Guerda tem orgulho de ser negra, com uma trajetória nem um pouco fácil mas que a motivou a entender pessoas e gerar para muitas mulheres mais do que um emprego, mas um espaço de reconhecimento e dignidade. Em 2023, quatro mulheres passaram pelo curso e saíram para o mercado de trabalho. Neste ano, será mais uma turma com quatro mulheres vindas de uma clínica de recuperação.
Sensibilidade
Atrás da postura de uma líder de um setor que pouco se vê salto alto, Guerda faz questão de manter o feminino e sensível de quem dorme de touca de cetim; mantém as unhas esmaltadas e o cabelo afro arrumadíssimo. Os colaboradores também lembram do lado ativo e “elétrico” de quando, em alguns dias, ela chega na oficina jogando água por todo lado com a lavadora de pressão (e haja cuidado com as ferramentas!) com um saco de pão com mortadela para aquela reunião demorada e pontual ou pronta para uma corrida de paletes. Tudo com bom humor.
Ela nasceu na Cidade Industrial. E os percalços familiares e pessoais, ajudaram,a então consultora automotiva, a criar possibilidades. Sempre gostou de carros; e de transparência. Teve uma vez que levou o seu carro em diversas mecânicas e muitos diagnósticos com preços variados, prova de que alguns não respeitam mulheres. Deu um basta e iniciou o processo da empresa. “Nunca mais quero ser passada para trás. Se antes tinha que ficar implorando, justificando, porque ninguém atende do jeito que a gente espera, hoje eu ensino o atendimento humanizado e com respeito”, justifica.
Tudo foi uma questão pessoal. Os três irmãos, que tinham passado pelo sistema penal, precisam de trabalho e segurança. “Era preciso criar a oportunidade de seguir uma nova vida e não voltar para a antiga. E, para mim, ter uma profissão é um caminho. Quem tem, nunca fica desempregado.” Com a cara e a coragem, entrou em uma sociedade em 2016, em uma empresa que lidava com carros, na área de pintura automotiva, e chamou os irmãos. A fórmula que ajudou a si e a muitos outros.

Dar reconhecimento
De sócia da oficina, Guerda virou proprietária, em 2018, assumindo uma dívida e uma carteira de clientes. Em 2022, veio uma filial e a reflexão ainda fazia sentido. “Virei sócia para ajudar meus irmãos; também consegui ajudar muitas mulheres. Inclusive, montou um manual de carro para o público feminino. Então, os motivos iniciais tinham sido atingidos. Por que não ajudar outras pessoas da mesma forma como eu consegui com meus irmãos?” E daí surgiu o pontapé inicial para o curso de capacitação nas áreas de funilaria e pintura automotiva. “Ninguém fala do sujinho que fica lá atrás preparando o carro, não é?” A capacitação era uma forma de dar valor a algo tão pouco explorado, mas fundamental. “Vai vir todo o tipo de carro. Diesel, gasolina, elétrico. Mas, todos precisam ser pintados ou retocados, em algum momento.” Para ela, os esquecidos podiam se juntar e serem reconhecidos.

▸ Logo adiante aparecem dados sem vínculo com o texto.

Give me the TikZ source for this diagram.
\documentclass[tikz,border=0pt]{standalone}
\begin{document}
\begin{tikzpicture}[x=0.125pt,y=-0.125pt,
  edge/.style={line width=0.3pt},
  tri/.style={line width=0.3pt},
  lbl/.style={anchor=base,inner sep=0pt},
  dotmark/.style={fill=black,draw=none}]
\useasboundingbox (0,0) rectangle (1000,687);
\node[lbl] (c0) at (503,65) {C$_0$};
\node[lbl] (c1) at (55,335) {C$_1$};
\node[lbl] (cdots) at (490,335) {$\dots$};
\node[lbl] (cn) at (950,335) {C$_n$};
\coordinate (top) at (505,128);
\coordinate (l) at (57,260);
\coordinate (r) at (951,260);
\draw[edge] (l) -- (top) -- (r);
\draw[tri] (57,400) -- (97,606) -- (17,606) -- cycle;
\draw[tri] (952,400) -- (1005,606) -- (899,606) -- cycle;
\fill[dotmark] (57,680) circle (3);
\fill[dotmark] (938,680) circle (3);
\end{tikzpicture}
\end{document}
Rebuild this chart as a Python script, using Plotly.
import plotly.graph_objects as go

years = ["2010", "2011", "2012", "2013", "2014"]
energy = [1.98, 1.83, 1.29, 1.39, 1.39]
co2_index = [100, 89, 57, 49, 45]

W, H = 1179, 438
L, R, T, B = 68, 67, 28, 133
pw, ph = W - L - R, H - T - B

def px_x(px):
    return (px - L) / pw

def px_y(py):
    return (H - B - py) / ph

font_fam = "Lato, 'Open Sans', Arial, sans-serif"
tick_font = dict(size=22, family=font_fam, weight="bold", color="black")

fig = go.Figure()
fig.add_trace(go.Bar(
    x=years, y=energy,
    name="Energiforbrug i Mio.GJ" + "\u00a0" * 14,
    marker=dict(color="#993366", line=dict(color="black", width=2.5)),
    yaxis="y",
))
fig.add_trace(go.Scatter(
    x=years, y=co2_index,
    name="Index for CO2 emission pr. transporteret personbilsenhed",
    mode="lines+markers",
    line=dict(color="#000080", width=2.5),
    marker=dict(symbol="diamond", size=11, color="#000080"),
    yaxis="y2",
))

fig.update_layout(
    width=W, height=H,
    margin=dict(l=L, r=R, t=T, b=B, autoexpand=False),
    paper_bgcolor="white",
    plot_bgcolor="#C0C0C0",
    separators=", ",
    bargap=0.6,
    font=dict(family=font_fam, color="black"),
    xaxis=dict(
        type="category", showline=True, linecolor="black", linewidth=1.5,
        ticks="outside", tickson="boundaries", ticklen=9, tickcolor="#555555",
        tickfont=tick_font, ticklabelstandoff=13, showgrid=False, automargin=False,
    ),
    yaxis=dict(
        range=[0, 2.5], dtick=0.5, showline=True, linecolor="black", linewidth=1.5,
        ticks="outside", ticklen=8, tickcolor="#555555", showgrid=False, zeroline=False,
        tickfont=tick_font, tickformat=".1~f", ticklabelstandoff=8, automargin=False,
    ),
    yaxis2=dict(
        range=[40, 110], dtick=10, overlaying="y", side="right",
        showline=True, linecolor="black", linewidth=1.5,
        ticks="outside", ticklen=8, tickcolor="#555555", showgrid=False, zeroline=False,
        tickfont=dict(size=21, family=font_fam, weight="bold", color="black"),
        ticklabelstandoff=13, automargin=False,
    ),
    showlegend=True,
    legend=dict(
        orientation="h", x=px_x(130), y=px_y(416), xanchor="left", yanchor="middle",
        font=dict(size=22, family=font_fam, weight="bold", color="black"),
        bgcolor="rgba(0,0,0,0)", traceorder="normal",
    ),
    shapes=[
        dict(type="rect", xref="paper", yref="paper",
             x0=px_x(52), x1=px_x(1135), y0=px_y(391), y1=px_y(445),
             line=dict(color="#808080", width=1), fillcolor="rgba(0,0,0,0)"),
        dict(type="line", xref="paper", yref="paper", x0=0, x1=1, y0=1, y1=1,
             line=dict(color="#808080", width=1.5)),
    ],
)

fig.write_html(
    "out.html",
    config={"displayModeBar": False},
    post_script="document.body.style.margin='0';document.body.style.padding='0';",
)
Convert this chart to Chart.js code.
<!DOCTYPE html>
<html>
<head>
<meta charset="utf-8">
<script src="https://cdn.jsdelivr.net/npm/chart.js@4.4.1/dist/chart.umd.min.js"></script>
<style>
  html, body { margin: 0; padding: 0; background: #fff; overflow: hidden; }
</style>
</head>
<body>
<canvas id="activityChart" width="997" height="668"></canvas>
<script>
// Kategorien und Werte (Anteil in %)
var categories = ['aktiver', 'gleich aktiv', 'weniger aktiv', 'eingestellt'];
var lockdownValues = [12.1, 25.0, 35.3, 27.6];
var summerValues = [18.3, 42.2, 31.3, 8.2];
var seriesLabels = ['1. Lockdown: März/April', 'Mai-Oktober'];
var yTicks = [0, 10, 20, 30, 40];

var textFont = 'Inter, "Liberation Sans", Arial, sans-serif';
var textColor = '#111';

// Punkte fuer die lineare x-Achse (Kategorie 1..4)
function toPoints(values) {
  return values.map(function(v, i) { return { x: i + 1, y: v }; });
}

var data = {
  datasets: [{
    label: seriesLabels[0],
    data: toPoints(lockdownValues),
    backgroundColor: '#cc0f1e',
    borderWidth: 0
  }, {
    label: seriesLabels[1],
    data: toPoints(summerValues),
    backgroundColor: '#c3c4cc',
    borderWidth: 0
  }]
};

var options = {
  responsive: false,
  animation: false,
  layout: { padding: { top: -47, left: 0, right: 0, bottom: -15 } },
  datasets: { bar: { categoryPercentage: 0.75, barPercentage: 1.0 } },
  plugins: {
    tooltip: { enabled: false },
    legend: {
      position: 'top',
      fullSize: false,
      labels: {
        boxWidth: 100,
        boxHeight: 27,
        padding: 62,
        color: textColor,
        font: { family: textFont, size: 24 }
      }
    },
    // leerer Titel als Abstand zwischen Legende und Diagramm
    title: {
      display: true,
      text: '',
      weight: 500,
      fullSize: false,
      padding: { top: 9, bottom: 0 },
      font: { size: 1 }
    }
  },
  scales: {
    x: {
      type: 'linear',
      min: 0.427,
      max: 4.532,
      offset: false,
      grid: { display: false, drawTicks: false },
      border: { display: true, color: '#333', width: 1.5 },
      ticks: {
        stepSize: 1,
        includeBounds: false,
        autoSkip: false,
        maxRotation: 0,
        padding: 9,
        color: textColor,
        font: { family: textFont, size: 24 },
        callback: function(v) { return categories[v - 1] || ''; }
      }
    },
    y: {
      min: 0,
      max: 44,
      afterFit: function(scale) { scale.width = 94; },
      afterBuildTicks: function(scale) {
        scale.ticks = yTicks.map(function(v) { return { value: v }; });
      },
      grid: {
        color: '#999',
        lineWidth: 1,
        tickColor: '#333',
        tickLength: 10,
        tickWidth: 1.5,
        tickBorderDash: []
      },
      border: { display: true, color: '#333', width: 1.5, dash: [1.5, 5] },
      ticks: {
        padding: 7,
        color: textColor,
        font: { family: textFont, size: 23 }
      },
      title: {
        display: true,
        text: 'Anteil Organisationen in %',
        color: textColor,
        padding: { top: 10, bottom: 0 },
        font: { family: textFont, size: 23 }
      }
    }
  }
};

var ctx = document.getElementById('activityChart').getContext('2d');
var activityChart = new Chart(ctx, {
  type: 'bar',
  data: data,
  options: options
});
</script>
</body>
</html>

E as respostas têm vindo rápido. Entre as histórias impactantes, teve de uma aluna que virou inspiração para a Guerda. A senhora de mais de 59 anos é ex-usuária de drogas, passou por casa de recuperação. Nesse processo, a família a deixou de lado. “É muito desgastante esse vai e volta, sem perspectivas”. Guerda conta que a ex-aluna tem sido um exemplo. Está empregada, super feliz e de volta a família. E ela lembra que as mudanças nas mulheres que capacita, são reflexos do que vem buscando. “Quero mudar as pessoas que estão à minha volta. Quando eu mudo a vida de uma, eu impacto a vida de outros. Do pai, da mãe, dos filhos, dos amigos. Isso que importa”. E isso é só o início.